8. Imprisonment sentences
a. Sentences calling for the incarceration of minors under the age of 14 are rare. In such cases, the duration of the penalty is significantly lower than the maximum sentence of the crime as established under the law.
b. Recent years have witnessed a significant decrease in the imprisonment of minors. While during 2009 and 2010, 539 and 522 minors, respectively, were imprisoned, in 2011 only 315 minors are expected to be imprisoned (this data reflects the extrapolations of the cases closed by 31 August, 2011).
c. The duration of sentences has also shortened significantly. While in 2009 and 2010 the average prison sentence was for 316 and 295 days respectfully, in 2011 the average sentence has been reduced to 181 days (through 31 August).
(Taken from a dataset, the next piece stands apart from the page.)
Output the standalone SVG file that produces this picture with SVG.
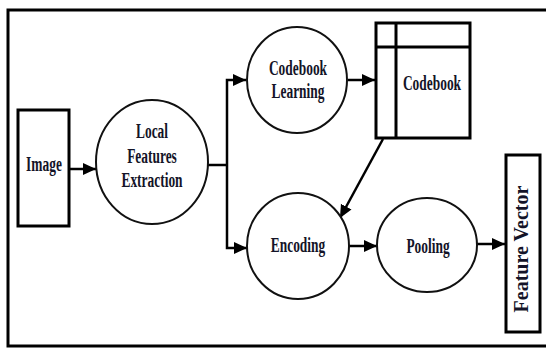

9. Amendment 10 to the Security Order (Judea and Samaria), 5771-2011
Recently approved Amendment 10 raised the age of minority in the Area to 18, meeting the standards of both international practice and Israeli law. The Amendment provides all minors under the age of 18 with the following rights:
a. A court-appointed defense attorney;
b. The presence of a parent or relative during every hearing;
c. The separation of minors and adults in living quarters in all detention facilities;
d. The separation of minors and adults in all judicial proceedings;
e. The transfer of all cases involving minors from the General Military Court to the Juvenile Court, and re-initiation of proceedings;
f. The notification of a parent about any investigation;
g. The right to be informed of one’s rights prior to an investigation;
h. The issuance of a probation officer report prior to sentencing;
i. A statute of limitations of one year for offences committed by minors.
* This background document prepared by AIJAC includes material provided by Israel’s Ministry of Foreign Affairs and the Israeli Defence Forces.